We’re Still Learning by Living

A bug I found in the yard reminded me of our homeschool journey. Learning by living, or unschooling, is what we have always done naturally. Embracing it and walking away from traditional school was the best choice we could have made.

This was written six months ago. Life changes a lot and very quickly.

learning by living watching bugs

This sweet bug! I found him strolling across the porch this morning, just as I was coming out to water my plants. I ran inside to get a jar and picked him up, running around the house showing it to my son as he was on his lunch break from work, and my husband, even though he was not on a break. My younger son was still sleeping so I decided to make a video to show him later. Never. Ever.
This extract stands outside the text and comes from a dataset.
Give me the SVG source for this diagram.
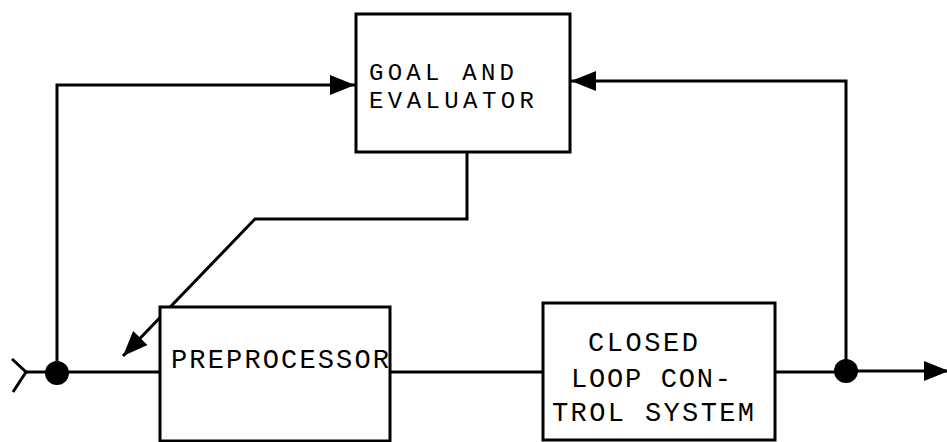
<svg xmlns="http://www.w3.org/2000/svg" width="947" height="442" viewBox="0 0 947 442">
  <style>
    .box { fill: #fff; stroke: #000; stroke-width: 3; }
    .wire { fill: none; stroke: #000; stroke-width: 3; stroke-linejoin: miter; }
    .dot { fill: #000; }
    .lbl { font-family: "Liberation Mono", "DejaVu Sans Mono", monospace; font-size: 27px; fill: #000; }
    .tight { font-size: 24px; }
  </style>
  <defs>
    <marker id="head" markerUnits="userSpaceOnUse" markerWidth="28" markerHeight="24" refX="25" refY="12" orient="auto">
      <path d="M0,2 L25,12 L0,22 Z" fill="#000"/>
    </marker>
  </defs>

  <g id="connectors">
    <!-- input stub and main forward path -->
    <path class="wire" d="M12,359 L26,372 L13,392"/>
    <path class="wire" d="M26,372 H160"/>
    <path class="wire" d="M390,372 H543"/>
    <path class="wire" d="M775,372 H846"/>
    <path class="wire" d="M846,371 H949" marker-end="url(#head)"/>
    <!-- input fed forward to the goal evaluator -->
    <path class="wire" d="M57,372 V85 H355" marker-end="url(#head)"/>
    <!-- output fed back to the goal evaluator -->
    <path class="wire" d="M846,372 V81 H571" marker-end="url(#head)"/>
    <!-- evaluator adjusts the preprocessor -->
    <path class="wire" d="M467,152 V219 H255 L123,356" marker-end="url(#head)"/>
  </g>

  <g id="junction-in"><circle class="dot" cx="57" cy="373" r="12"/></g>
  <g id="junction-out"><circle class="dot" cx="846" cy="371" r="12"/></g>

  <g id="goal-evaluator">
    <rect class="box" x="356" y="14" width="214" height="138"/>
    <text class="lbl tight" x="369" y="80" textLength="145" lengthAdjust="spacing">GOAL AND</text>
    <text class="lbl tight" x="369" y="108" textLength="165" lengthAdjust="spacing">EVALUATOR</text>
  </g>

  <g id="preprocessor">
    <rect class="box" x="160" y="307" width="230" height="134"/>
    <text class="lbl" x="171" y="368" textLength="218" lengthAdjust="spacing">PREPROCESSOR</text>
  </g>

  <g id="closed-loop">
    <rect class="box" x="543" y="303" width="232" height="137"/>
    <text class="lbl" x="588" y="351" textLength="110" lengthAdjust="spacing">CLOSED</text>
    <text class="lbl" x="571" y="387" textLength="160" lengthAdjust="spacing">LOOP CON-</text>
    <text class="lbl" x="552" y="421" textLength="202" lengthAdjust="spacing">TROL SYSTEM</text>
  </g>
</svg>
Wake up a teenager to see a bug.

He was only about an inch and a half long, so put him down on the ground and plopped my camera alongside him so that I could get a good shot of all those legs moving along the sand. He looked like a monster from a Godzilla movie until my cat walked into the frame and sniffed it!

I knew he was a millipede and not one those nasty centipedes I have found in the yard before. I wasn’t sure if he would bite, so I Googled him and found that he didn’t. I posted my video of him to Facebook so my friends could share in my discovery.

When my younger son got up, I showed him the video and we decided he looked like a long pill bug! If my kids were younger, they would have wanted to keep him a while. They’d have gone out to the laundry room and dug out the terrarium they had saved, put some yard sand in it and a few twigs and leaves, and deposited Mr. Millipede so that they could watch him over the next few days.

They’d look up what they eat and how they get water. Would it need shelter? A rock to hide under or a few leaves to eat? They’d take pictures of him, talk to him, draw cartoons of him growing into a monster and taking over a city, and then get bored of him and set him free in the yard again.

I would have written down “natural science, bug collection and species classification” in the log I kept for education. That’s how we homeschooled their whole lives. Everything is interesting. Every day an adventure. Sadly, those days are gone. They’re grown! (insert mom sniffle here)


We homeschooled the boys through the private school option out here in California. At first, I tried to imitate the public school model that I grew up in. I had paid $500 for a pre-packaged curriculum for the year and a lesson plan all set up.

I quickly fell behind the planned schedule with a preschooler and a kindergartener. I just couldn’t see taking time out to learn about something from the prescribed book when we were already spending the day at the zoo or the science museum. I couldn’t figure out how to get them to sit and write letters on paper when they were busy climbing at the park or digging holes in the back yard. So many more interesting things were happening every day, that I couldn’t bring myself to follow the curriculum. I gave up using them after the first month of our first year of homeschooling. They were learning so much already.

At the same time I was stressing myself out over how we were going to afford curriculum for both the boys and stick to it, I went to a local homeschool conference and learned about unschooling. What they described was what we had been doing since they were born, what had worked to get them to the level they were at already, and what we were trying to throw aside to make room for a pre-packaged state-approved curriculum. My worldview changed drastically that day. I was not alone.

From then on, I kept a log of what we did every day. We focused on experiences and following their interests. There were no tests. There were no grades. I spent the week finding fun things to do around our area. We went to parks, museums, libraries, and zoos. We watched tv shows. We read books. We drew pictures and played. We ate when we were hungry, and we napped when we were tired. Somewhere among all that they grew up and started looking outside of what I could give them and eventually started doing things for themselves.

It’s been fascinating the last few years, watching them move out into the world, start college, get jobs, and make friends. They come home each day and have so much to share with me, so much to teach me about the world as it is now instead of how I remember it.

I’m starting to see less and less of them every day and that’s ok. There were days when they were little that I would have sworn that the needs would never end, that they would never make a sandwich on their own or ever be able to help with housework, but here we are.

My sons are rapidly becoming self-sufficient and it brings me a lot of pride to see my life’s work take off before my eyes. Soon, they’ll be completely on their own and I’ll see them and eventually their own families on holidays and birthdays.

And the amazing part? Never at any point did I need to force them to learn anything. There was no lesson plan for our life. No sitting down to learn reading, writing, and arithmetic. No chores and consequences for not doing them. No making them eat things they didn’t like or going places they didn’t want to. We just lived together as peacefully as growing people can.